Becoming Streetwise: Students in Elon in New York City program pound their own piece of pavement
The 18 students in Elon University's revamped Elon in New York City program are being tossed to the streets for nine weeks this summer. Their four-credit-hour course, called "The Streets of New York City," will force them to study the Big Apple from the ground level so that they may develop a deeper and richer understanding of the city in which they'll live and intern until Aug. 7.
Before landing in New York, students had to choose a street, neighborhood or region of the city that they would want to study for the duration of their summers. They’ll research the history of the area, talk to people who live or work there and generally observe the action and surroundings. At the end of the program, they’ll produce an ethnographic study that will detail their specific corner of Manhattan.
“By doing this, I’m really immersing myself in the history of New York City,” said senior Broadcast Journalism major Jacquelyn DiNick, who’s interning at CBS’ “60 Minutes.”
DiNick chose 57th Street because it calls home to several media organizations and counts the Hearst Tower as one of its more historic buildings.
“I’m getting a sense of the big picture,” DiNick said, “what the city is all about and what the energy is all about.”
DiNick and her 17 classmates will chronicle their New York experiences and their research on both the class blog and their individual blogs, which they’re required to update once or twice a week.
Ben Donnelly, a senior Broadcast & New Media major, chose the Chelsea Neighborhood, in part because he’s a studio operations intern at the Food Network, which films from its studios in the Chelsea Market.
“There are a lot of TV studios there. It also has a bunch of restaurants,” Donnelly said. “Those are the two biggest things I like to do: eat and work in TV.”

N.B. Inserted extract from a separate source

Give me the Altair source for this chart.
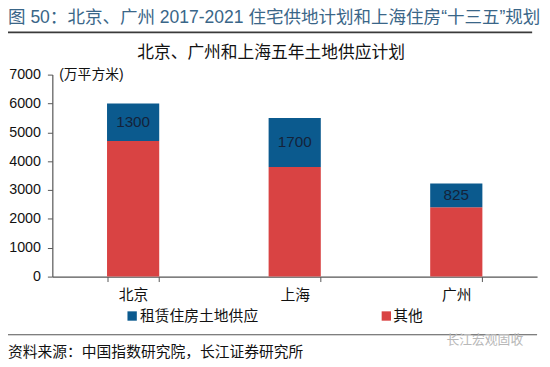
import altair as alt
import pandas as pd

cities = ["北京", "上海", "广州"]
rental = [1300, 1700, 825]
other = [4700, 3800, 2400]
series_names = ["租赁住房土地供应", "其他"]
series_colors = ["#0B5A8E", "#D94343"]
y_ticks = [0, 1000, 2000, 3000, 4000, 5000, 6000, 7000]

fig_title = "图 50：北京、广州 2017-2021 住宅供地计划和上海住房“十三五”规划"
chart_title = "北京、广州和上海五年土地供应计划"
unit_text = "(万平方米)"
source_text = "资料来源：中国指数研究院，长江证券研究所"
watermark = "长江宏观固收"

FONT = "Liberation Sans, Noto Sans CJK SC"

rows = []
for c, r, o in zip(cities, rental, other):
    rows.append({"city": c, "series": series_names[1], "value": o, "ord": 0})
    rows.append({"city": c, "series": series_names[0], "value": r, "ord": 1})
df = pd.DataFrame(rows)

W, H = 492, 205

base = alt.Chart(df).transform_stack(
    stack="value", groupby=["city"], as_=["y0", "y1"], sort=[alt.SortField("ord")]
).transform_calculate(mid="(datum.y0 + datum.y1) / 2")

xscale = alt.Scale(paddingInner=0.677, paddingOuter=0.3385)
yscale = alt.Scale(domain=[0, 7000], nice=False)
xaxis = alt.Axis(labelAngle=0, labelFontSize=15, labelColor="#111", labelFont=FONT,
                 tickBand="extent", tickSize=5, tickColor="#555", domainColor="#555",
                 labelPadding=6, domainWidth=1.2)
yaxis = alt.Axis(values=y_ticks, format="d", labelOverlap=False, grid=False,
                 labelFontSize=14.5, labelColor="#111",
                 labelFont=FONT, tickSize=5, tickColor="#555", domainColor="#555",
                 labelPadding=7, domainWidth=1.2)

bars = base.mark_bar().encode(
    x=alt.X("city:N", sort=cities, title=None, scale=xscale, axis=xaxis),
    y=alt.Y("y1:Q", title=None, scale=yscale, axis=yaxis),
    y2="y0:Q",
    color=alt.Color("series:N", scale=alt.Scale(domain=series_names, range=series_colors), legend=None),
)

labels = base.transform_filter(alt.datum.series == series_names[0]).mark_text(
    fontSize=15.5, font=FONT, color="#14233A"
).encode(
    x=alt.X("city:N", sort=cities, title=None, scale=xscale, axis=xaxis),
    y=alt.Y("mid:Q", title=None, scale=yscale, axis=yaxis),
    text=alt.Text("value:Q"),
)


def txt(s, x, y, size, color="#111", align="left", weight="normal"):
    return alt.Chart(pd.DataFrame({"t": [s]})).mark_text(
        align=align, baseline="middle", fontSize=size, font=FONT, color=color, fontWeight=weight
    ).encode(x=alt.value(x), y=alt.value(y), text="t:N")


def rule(x1, x2, y, color="#444", w=1.5):
    return alt.Chart(pd.DataFrame({"a": [0]})).mark_rule(color=color, strokeWidth=w).encode(
        x=alt.value(x1), x2=alt.value(x2), y=alt.value(y)
    )


def square(x, y, color):
    return alt.Chart(pd.DataFrame({"a": [0]})).mark_square(size=90, color=color, opacity=1).encode(
        x=alt.value(x), y=alt.value(y)
    )


layers = [
    bars, labels,
    txt(fig_title, -45, -57, 17.8, color="#3A6688"),
    rule(-45, 487, -43, color="#3a3a3a", w=1.8),
    txt(chart_title, 222, -22, 17, align="center"),
    txt(unit_text, 7, 0, 14),
    square(81, 245, series_colors[0]),
    txt(series_names[0], 89, 245, 15),
    square(339, 245, series_colors[1]),
    txt(series_names[1], 346, 245, 15),
    rule(-45, 492, 264, color="#555", w=1.2),
    txt(source_text, -45, 282, 15),
    txt(watermark, 400, 269, 13, color="#b8b8b8"),
]

chart = alt.layer(*layers).properties(
    width=W, height=H,
    autosize=alt.AutoSizeParams(type="none"),
    padding={"left": 45, "top": 65, "right": 5, "bottom": 81},
).configure_view(stroke=None)

chart.save("out.html", embed_options={"renderer": "svg", "actions": False})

What makes this course slightly different from those offered on campus is that it’s being taught by three different faculty members from three different departments.
“The idea was, instead of having one teacher control the whole summer, why not tap into the strengths of all the different programs on campus,” said Bill Webb, an assistant professor of performing arts and the technical director for the department.
Lynne Bisko, a nonprint librarian, will focus on the history of the city during the first and last two weeks of the program. They’ll study the beginnings of the city and immigration during her first 14 days, which will culminate with a trip to Ellis Island. Then, students will learn about the impact of the terrorist attacks of Sept. 11, 2001, and the future of the city during the final 14 days.
“I want them to gain an understanding of the city and the history of the culture, and the effect that the city has had on the people and that the people have had on the city,” Bisko said.
Dan Haygood, an assistant professor in the School of Communications, will focus his two weeks on Madison Avenue. He said he plans to take students to advertising and public relations agencies and engage them in a branding exercise to give them a view of the “visionist culture of New York City,” he said.
“I hope they’ll feel some sort of mastery of the city, that they’re confident enough that they could go live and work there after they graduate,” Haygood added.
J. McMerty, the coordinator of video projects in the School of Communications, will lead the course for one week early in July, during which time he’ll discuss the visual opportunities for the students’ ethnographic works. Webb will follow McMerty, and he’ll center his two weeks on Broadway to provide the students, he said, with an idea of what it’s like “to live, breathe and work in New York as a theater professional.”
Webb will take students to showings of “Wicked” and “Memphis,” where they’ll meet backstage with personnel, actors and designers.
Students in the program will earn four credit hours for taking the course and two more for their internships. The class meets weekly on Mondays, and students complete their internships Tuesday through Friday. The Monday meetings allow students and instructors to complete tours, secure guest lecturers and interact with each other about their internship experiences.
As importantly, though, it also enables the students to study the city, its people, its history and its economic and cultural impact both nationally and globally. During the final class meeting in August, the students will pile onto a bus and drive to the streets, neighborhoods or regions that they studied. The students themselves will present their findings to their classmates.
“One of the main goals (of the course) is to develop a richer understanding of this amazing city through a detailed analysis and discovery of one region of the city,” Webb said. “They’re going to gain vast knowledge of city, as a whole.”